WHAT THE TASK ASKS: Write out the data below in full, unchanged, minus the images.

%%

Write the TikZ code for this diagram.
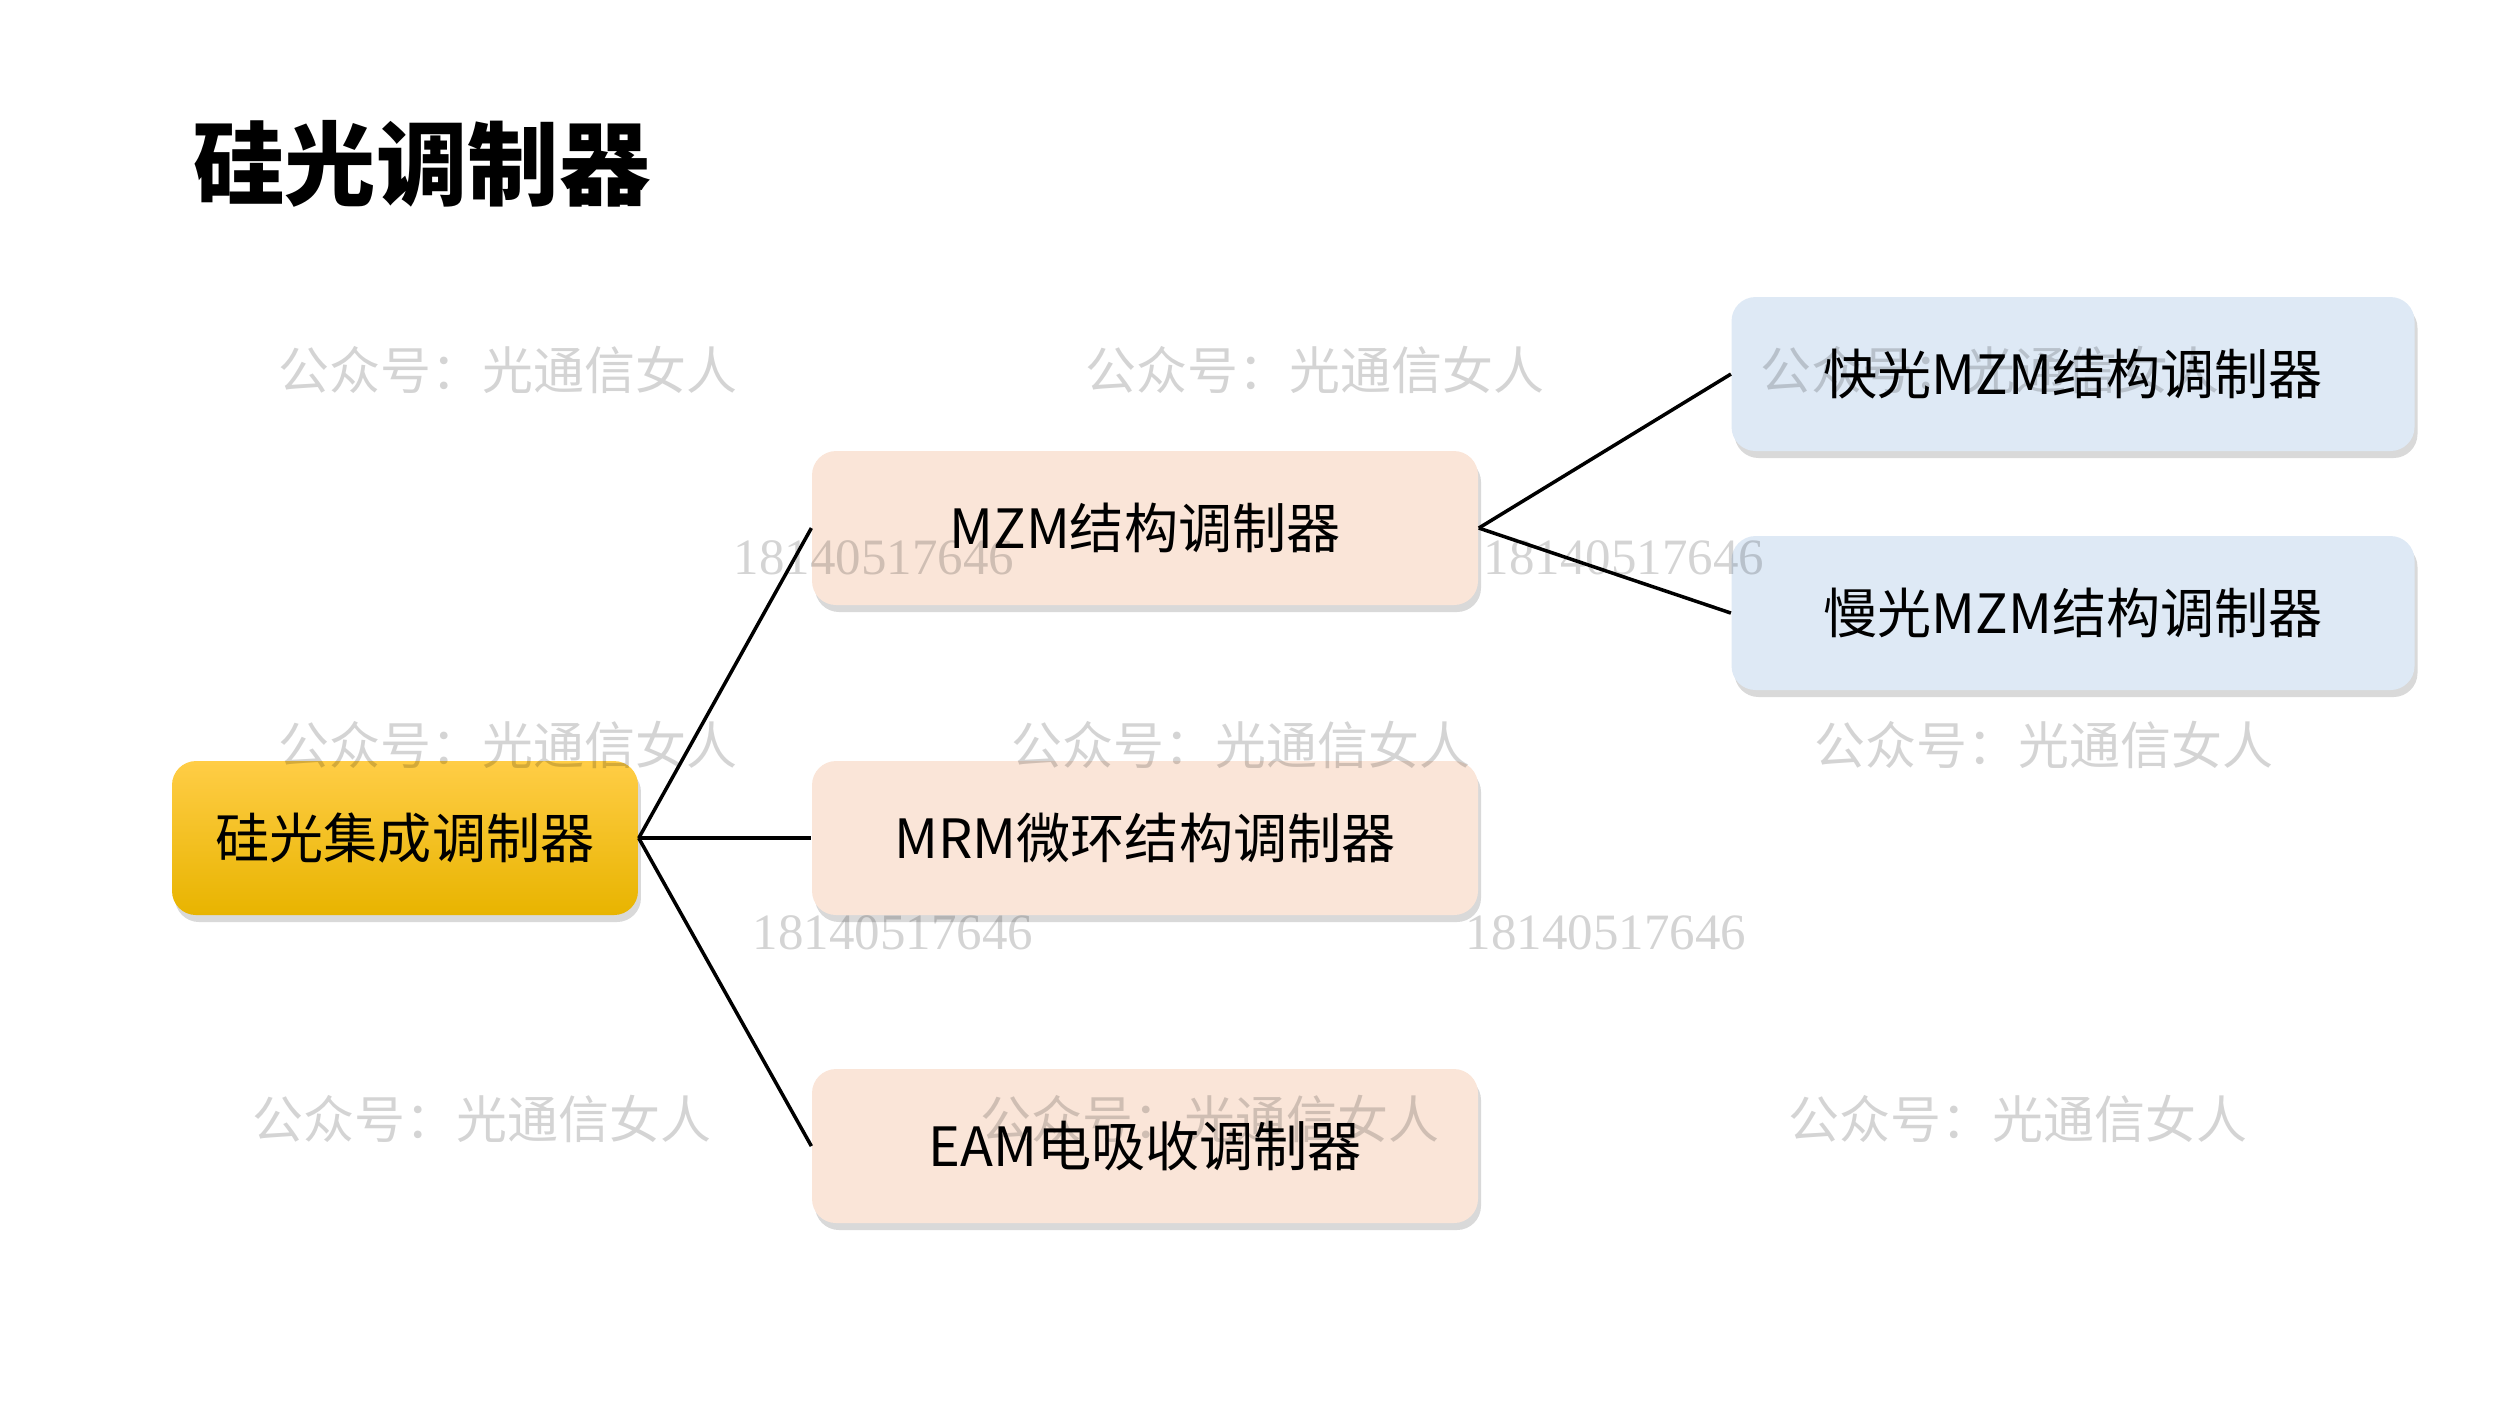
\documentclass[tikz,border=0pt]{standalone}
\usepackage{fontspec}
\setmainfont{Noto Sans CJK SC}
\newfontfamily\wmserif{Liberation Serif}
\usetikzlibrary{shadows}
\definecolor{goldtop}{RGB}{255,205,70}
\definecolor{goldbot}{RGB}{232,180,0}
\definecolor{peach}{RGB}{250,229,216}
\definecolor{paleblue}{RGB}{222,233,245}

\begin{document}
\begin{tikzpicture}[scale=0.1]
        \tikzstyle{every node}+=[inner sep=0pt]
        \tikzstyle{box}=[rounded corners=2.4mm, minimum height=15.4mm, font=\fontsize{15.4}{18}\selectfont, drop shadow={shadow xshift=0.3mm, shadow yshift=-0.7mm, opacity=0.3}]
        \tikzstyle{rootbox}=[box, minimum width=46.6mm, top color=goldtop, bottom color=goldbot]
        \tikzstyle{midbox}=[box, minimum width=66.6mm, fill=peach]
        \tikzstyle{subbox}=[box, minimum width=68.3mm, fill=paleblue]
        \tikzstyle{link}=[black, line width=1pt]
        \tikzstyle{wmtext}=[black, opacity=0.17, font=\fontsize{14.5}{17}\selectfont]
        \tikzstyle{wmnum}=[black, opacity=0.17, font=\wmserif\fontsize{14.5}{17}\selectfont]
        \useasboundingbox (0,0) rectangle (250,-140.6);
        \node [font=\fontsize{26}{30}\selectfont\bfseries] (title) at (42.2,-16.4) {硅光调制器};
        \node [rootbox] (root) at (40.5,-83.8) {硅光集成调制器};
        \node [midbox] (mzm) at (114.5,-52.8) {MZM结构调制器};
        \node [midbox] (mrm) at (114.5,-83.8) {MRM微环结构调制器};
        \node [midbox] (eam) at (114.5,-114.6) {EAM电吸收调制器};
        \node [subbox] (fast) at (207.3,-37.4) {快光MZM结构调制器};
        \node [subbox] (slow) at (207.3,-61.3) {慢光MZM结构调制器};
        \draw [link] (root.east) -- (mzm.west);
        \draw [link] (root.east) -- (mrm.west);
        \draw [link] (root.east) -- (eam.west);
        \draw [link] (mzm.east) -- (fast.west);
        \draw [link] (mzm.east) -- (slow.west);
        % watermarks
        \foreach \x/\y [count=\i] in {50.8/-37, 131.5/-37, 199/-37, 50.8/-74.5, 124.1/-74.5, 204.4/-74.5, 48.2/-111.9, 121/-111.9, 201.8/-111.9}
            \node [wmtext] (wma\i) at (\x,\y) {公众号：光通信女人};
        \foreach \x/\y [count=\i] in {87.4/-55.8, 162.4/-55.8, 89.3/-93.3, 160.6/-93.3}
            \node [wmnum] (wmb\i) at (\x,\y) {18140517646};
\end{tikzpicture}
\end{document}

%%

ANSWER:
Write the TikZ code for this diagram.
\documentclass[tikz,border=0pt]{standalone}
\usepackage{fontspec}
\setmainfont{Noto Sans CJK SC}
\newfontfamily\wmserif{Liberation Serif}
\usetikzlibrary{shadows}
\definecolor{goldtop}{RGB}{255,205,70}
\definecolor{goldbot}{RGB}{232,180,0}
\definecolor{peach}{RGB}{250,229,216}
\definecolor{paleblue}{RGB}{222,233,245}

\begin{document}
\begin{tikzpicture}[scale=0.1]
        \tikzstyle{every node}+=[inner sep=0pt]
        \tikzstyle{box}=[rounded corners=2.4mm, minimum height=15.4mm, font=\fontsize{15.4}{18}\selectfont, drop shadow={shadow xshift=0.3mm, shadow yshift=-0.7mm, opacity=0.3}]
        \tikzstyle{rootbox}=[box, minimum width=46.6mm, top color=goldtop, bottom color=goldbot]
        \tikzstyle{midbox}=[box, minimum width=66.6mm, fill=peach]
        \tikzstyle{subbox}=[box, minimum width=68.3mm, fill=paleblue]
        \tikzstyle{link}=[black, line width=1pt]
        \tikzstyle{wmtext}=[black, opacity=0.17, font=\fontsize{14.5}{17}\selectfont]
        \tikzstyle{wmnum}=[black, opacity=0.17, font=\wmserif\fontsize{14.5}{17}\selectfont]
        \useasboundingbox (0,0) rectangle (250,-140.6);
        \node [font=\fontsize{26}{30}\selectfont\bfseries] (title) at (42.2,-16.4) {硅光调制器};
        \node [rootbox] (root) at (40.5,-83.8) {硅光集成调制器};
        \node [midbox] (mzm) at (114.5,-52.8) {MZM结构调制器};
        \node [midbox] (mrm) at (114.5,-83.8) {MRM微环结构调制器};
        \node [midbox] (eam) at (114.5,-114.6) {EAM电吸收调制器};
        \node [subbox] (fast) at (207.3,-37.4) {快光MZM结构调制器};
        \node [subbox] (slow) at (207.3,-61.3) {慢光MZM结构调制器};
        \draw [link] (root.east) -- (mzm.west);
        \draw [link] (root.east) -- (mrm.west);
        \draw [link] (root.east) -- (eam.west);
        \draw [link] (mzm.east) -- (fast.west);
        \draw [link] (mzm.east) -- (slow.west);
        % watermarks
        \foreach \x/\y [count=\i] in {50.8/-37, 131.5/-37, 199/-37, 50.8/-74.5, 124.1/-74.5, 204.4/-74.5, 48.2/-111.9, 121/-111.9, 201.8/-111.9}
            \node [wmtext] (wma\i) at (\x,\y) {公众号：光通信女人};
        \foreach \x/\y [count=\i] in {87.4/-55.8, 162.4/-55.8, 89.3/-93.3, 160.6/-93.3}
            \node [wmnum] (wmb\i) at (\x,\y) {18140517646};
\end{tikzpicture}
\end{document}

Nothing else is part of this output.